I suspect that spending income on former employees and gifting capital to the Treasury might well result in feeling pinched. Still, they don't make 'em like that any more.

jim said...

Feeling hard-up? roll up your sleeves, spit on your hands and write a symphony, or a Potter novel, or scribble some FinTech code. Simples.

Sure, the rich should be taxed, and so should corporations - but how and how much. Then we might consider the >10,000 people employed? in the UK Cabinet Office. WTF do they do for their corn? BTW, not a rant against the public sector - we need that - badly - but >10k in the Cabinet Office?

Anyway, trivial against the real earthquake. The world seems to be splitting between the US axis and the China/Asia axis with Europe having no energy and shortly no economy. Both sides are cornering the traditional technologies, cars, semicon, pharma and employment opportunities. Meanwhile BASF is running out of feedstock. Fairly soon there will be no wealthy in Europe to tax - humans or corporations. That's serious.

Now just figure out how to beat Mr Putin. So we lose a city or two, but we could use a bit of population loss.

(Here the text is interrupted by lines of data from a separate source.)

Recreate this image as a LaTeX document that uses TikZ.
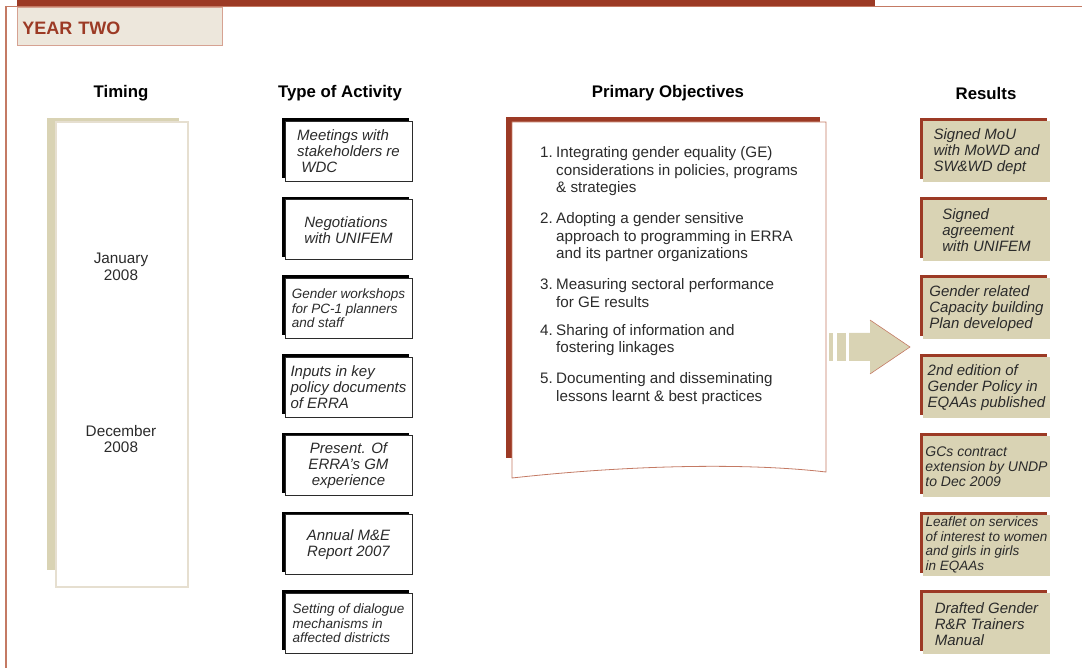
\documentclass[tikz,border=0pt]{standalone}
\usepackage{fontspec}
\setmainfont{Liberation Sans}
\usepackage{tikz}
\usetikzlibrary{shadows}

\definecolor{errared}{HTML}{9C3A25}
\definecolor{errabeige}{HTML}{D9D3B4}
\definecolor{palebeige}{HTML}{EDE7DC}
\definecolor{edgebeige}{HTML}{E6DFD0}
\definecolor{framered}{HTML}{C47A64}
\definecolor{inkgray}{HTML}{2B2B2B}

\tikzset{
  header/.style={font=\fontsize{16.8}{19}\selectfont\bfseries},
  timetext/.style={align=center, text=inkgray, font=\fontsize{15.3}{16.5}\selectfont},
  actbox/.style={draw=inkgray, line width=0.7pt, fill=white, minimum width=127pt,
    minimum height=60pt, inner sep=1pt, text=inkgray,
    font=\fontsize{15}{16}\selectfont\itshape,
    general shadow={fill=black, shadow xshift=-3pt, shadow yshift=3pt}},
  resbox/.style={fill=errabeige, minimum width=127pt, minimum height=61pt,
    inner sep=1pt, text=inkgray, font=\fontsize{15}{16}\selectfont\itshape,
    general shadow={fill=errared, shadow xshift=-3pt, shadow yshift=3pt}},
  txtleft/.style={align=left},
  txtmid/.style={align=center},
  txtsnug/.style={align=left, font=\fontsize{14}{15}\selectfont\itshape},
  txttight/.style={align=left, font=\fontsize{13.5}{14.5}\selectfont\itshape},
}

\begin{document}
\begin{tikzpicture}[x=1pt, y=-1pt]
  \useasboundingbox (0,0) rectangle (1082,668);

  % frame and title bar
  \draw[framered, line width=1.2pt] (1082,6.8) -- (6,6.8) -- (6,668);
  \fill[errared] (17,0) rectangle (875,6.5);
  \node[draw=framered!70, line width=0.8pt, fill=palebeige, anchor=north west,
    text width=195pt, minimum height=38pt, inner xsep=5pt, align=left,
    text height=16pt, text=errared, font=\fontsize{18}{20}\selectfont\bfseries] (yeartag) at (17,7) {YEAR TWO};

  % column headers
  \node[header] (hdtiming) at (121,93) {Timing};
  \node[header] (hdactivity) at (340,93) {Type of Activity};
  \node[header] (hdobjective) at (668,93) {Primary Objectives};
  \node[header] (hdresult) at (986,93) {Results};

  % timing
  \fill[errabeige] (47,118) rectangle (179,570);
  \node[draw=edgebeige, line width=1.2pt, fill=white,
    minimum width=132pt, minimum height=465pt] (timebox) at (122,354.5) {};
  \node[timetext] (jan) at (121,267) {January\\2008};
  \node[timetext] (dec) at (121,439) {December\\2008};

  % activities
  \foreach \sty/\t [count=\i] in {
      txtleft/{Meetings with\\stakeholders re\\\ WDC},
      txtleft/{Negotiations\\with UNIFEM},
      txttight/{Gender workshops\\for PC-1 planners\\and staff},
      txtleft/{Inputs in key\\policy documents\\of ERRA},
      txtmid/{Present. Of\\ERRA's GM\\experience},
      txtmid/{Annual M\&E\\Report 2007},
      txttight/{Setting of dialogue\\mechanisms in\\affected districts}}
    \node[actbox, \sty] (act\i) at (348.5, {151+78.7*(\i-1)}) {\t};

  % objectives
  \fill[errared] (506,117) rectangle (820,458);
  \draw[framered, line width=0.8pt, fill=white] (512,122) -- (826,122) -- (826,472)
    .. controls (740,462) and (620,466) .. (512,478) -- cycle;
  \node[anchor=base west, inner sep=0pt, text=inkgray,
    font=\fontsize{15.2}{17.5}\selectfont] (objtext) at (540,158) {%
    \begin{tabular}[t]{@{}l@{}l@{}}
      \makebox[16pt][l]{1.} & Integrating gender equality (GE)\\
       & considerations in policies, programs\\
       & \& strategies\\[13.5pt]
      \makebox[16pt][l]{2.} & Adopting a gender sensitive\\
       & approach to programming in ERRA\\
       & and its partner organizations\\[13.5pt]
      \makebox[16pt][l]{3.} & Measuring sectoral performance\\
       & for GE results\\[10.5pt]
      \makebox[16pt][l]{4.} & Sharing of information and\\
       & fostering linkages\\[13.5pt]
      \makebox[16pt][l]{5.} & Documenting and disseminating\\
       & lessons learnt \& best practices
    \end{tabular}};

  % block arrow
  \fill[errabeige] (829,333) rectangle (833,361);
  \fill[errabeige] (837,333) rectangle (846,361);
  \fill[errabeige] (849,333) -- (870,333) -- (870,320) -- (910,347)
    -- (870,374) -- (870,361) -- (849,361) -- cycle;
  \draw[framered, line width=0.6pt] (870,320) -- (910,347) -- (870,374);

  % results
  \foreach \sty/\t [count=\i] in {
      txtleft/{Signed MoU\\with MoWD and\\SW\&WD dept},
      txtleft/{Signed\\agreement\\with UNIFEM},
      txtleft/{Gender related\\Capacity building\\Plan developed},
      txtleft/{2nd edition of\\Gender Policy in\\EQAAs published},
      txtsnug/{GCs contract\\extension by UNDP\\to Dec 2009},
      txttight/{Leaflet on services\\of interest to women\\and girls in girls\\in EQAAs},
      txtleft/{Drafted Gender\\R\&R Trainers\\Manual}}
    \node[resbox, \sty] (res\i) at (986.5, {151.5+78.7*(\i-1)}) {\t};
\end{tikzpicture}
\end{document}
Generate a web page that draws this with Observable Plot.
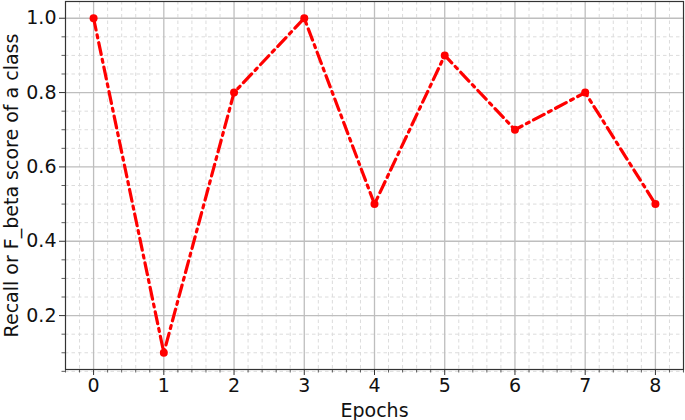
<!DOCTYPE html>
<html>
<head>
<meta charset="utf-8">
<script src="https://cdn.jsdelivr.net/npm/d3@7"></script>
<script src="https://cdn.jsdelivr.net/npm/@observablehq/plot@0.6"></script>
<style>
  html, body { margin: 0; padding: 0; background: #fff; }
  svg { display: block; }
</style>
</head>
<body>
<div id="chart"></div>
<script>
const epochs = [0, 1, 2, 3, 4, 5, 6, 7, 8];
const scores = [1.0, 0.1, 0.8, 1.0, 0.5, 0.9, 0.7, 0.8, 0.5];
const xTicks = [0, 1, 2, 3, 4, 5, 6, 7, 8];
const yTicks = [0.2, 0.4, 0.6, 0.8, 1.0];
const xLabel = "Epochs";
const yLabel = "Recall or F_beta score of a class";

const data = epochs.map((e, i) => ({epoch: e, score: scores[i]}));
const xMinor = d3.range(-0.4, 8.41, 0.2).map(v => +v.toFixed(2)).filter(v => !xTicks.includes(v));
const yMinor = d3.range(0.05, 1.046, 0.05).map(v => +v.toFixed(2)).filter(v => !yTicks.some(t => Math.abs(t - v) < 1e-9));

const chart = Plot.plot({
  width: 685,
  height: 420,
  marginLeft: 65,
  marginRight: 2,
  marginTop: 1,
  marginBottom: 51,
  style: {fontFamily: "DejaVu Sans", fontSize: "19px", color: "#000", background: "#fff"},
  x: {domain: [-0.4, 8.4], label: null},
  y: {domain: [0.055, 1.045], label: null},
  marks: [
    Plot.ruleX(xMinor, {stroke: "#dcdcdc", strokeWidth: 1, strokeDasharray: "3.5,3"}),
    Plot.ruleY(yMinor, {stroke: "#dcdcdc", strokeWidth: 1, strokeDasharray: "3.5,3"}),
    Plot.ruleX(xTicks, {stroke: "#bebebe", strokeWidth: 1.3}),
    Plot.ruleY(yTicks, {stroke: "#bebebe", strokeWidth: 1.3}),
    Plot.axisX(xMinor, {tickSize: 3.5, tickFormat: () => "", label: null, stroke: "#333", strokeWidth: 0.8}),
    Plot.axisY(yMinor, {tickSize: 3.5, tickFormat: () => "", label: null, stroke: "#333", strokeWidth: 0.8}),
    Plot.axisX(xTicks, {tickSize: 6, tickPadding: 3, tickFormat: d3.format("d"), fontSize: 19, fill: "#111", stroke: "#333", strokeWidth: 1,
      label: xLabel, labelAnchor: "center", labelArrow: "none", labelOffset: 47}),
    Plot.axisY(yTicks, {tickSize: 6, tickPadding: 3, tickFormat: d3.format(".1f"), fontSize: 19, fill: "#111", stroke: "#333", strokeWidth: 1,
      label: yLabel, labelAnchor: "center", labelArrow: "none", labelOffset: 61}),
    Plot.frame({stroke: "#333", strokeWidth: 1.2}),
    Plot.line(data, {x: "epoch", y: "score", stroke: "red", strokeWidth: 3.2, strokeDasharray: "12,5,3,5"}),
    Plot.dot(data, {x: "epoch", y: "score", fill: "red", r: 4})
  ]
});
document.getElementById("chart").appendChild(chart);
</script>
</body>
</html>
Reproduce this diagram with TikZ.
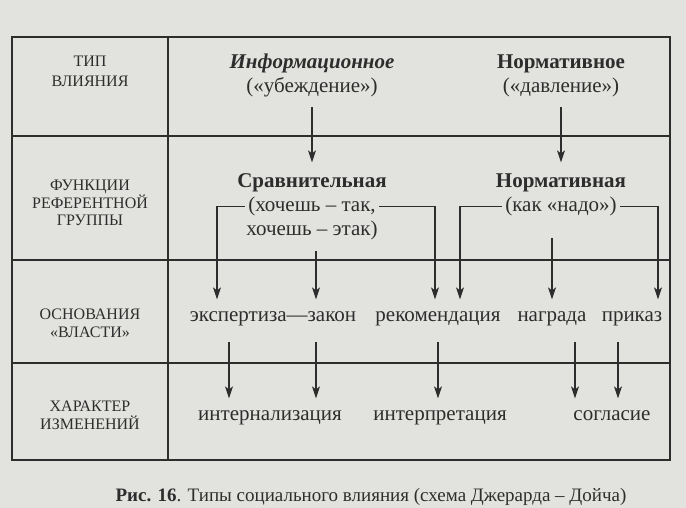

Optimising the loss/gain should be what our planners are working on over Christmas.

Anonymous said...


Presumably not a city that is close to you ?

Anonymous said...

How do you put the true value on a house until someone has agreed a price to buy it?

The inside of my house may resemble a squatters crack-den or high-end hotel, both of which could drastically alter the value of the asset and therefore my wealth.

Would they get an army of inspectors to force themselves into everyone homes so they can value them?

E-K said...

Anonymous @ 10.36

The value of the house is also determined by how many of them are for sale in that vicinity at the time of valuation.

Our whole economy is valued on the rate of release to market of housing stock... when a punitive (redistributive) tax causes a rush of impoverished householders to sell at the same time... then is when we find out that our economy is pure fluff.

E-K said...

We can't 'beat' Putin.

He may well lose but so will we. So that Ukraine may join the EU while the EU annexes part of our country and makes us a vassal state.

Why was Boris so energetic in Ukraine ? Was it really about democracy ?

Bloke in Callao said...

'Would they get an army of inspectors to force themselves into everyone homes so they can value them?'

Yes, they probably would.

rwendland said...

> "but >10k in the Cabinet Office?"

Most of these are only nominally in the Cabinet Office, ie civil servants for some reason not clearly in a department. eg all the Fasttrack new-grad SCS trainees are all listed in the Cabinet Office while for 3 years they spend their 6 & 12 month stints in various departments and agencies. I expect you'd have to dive deeply into the statistics to work out how many of them are near Downing Street.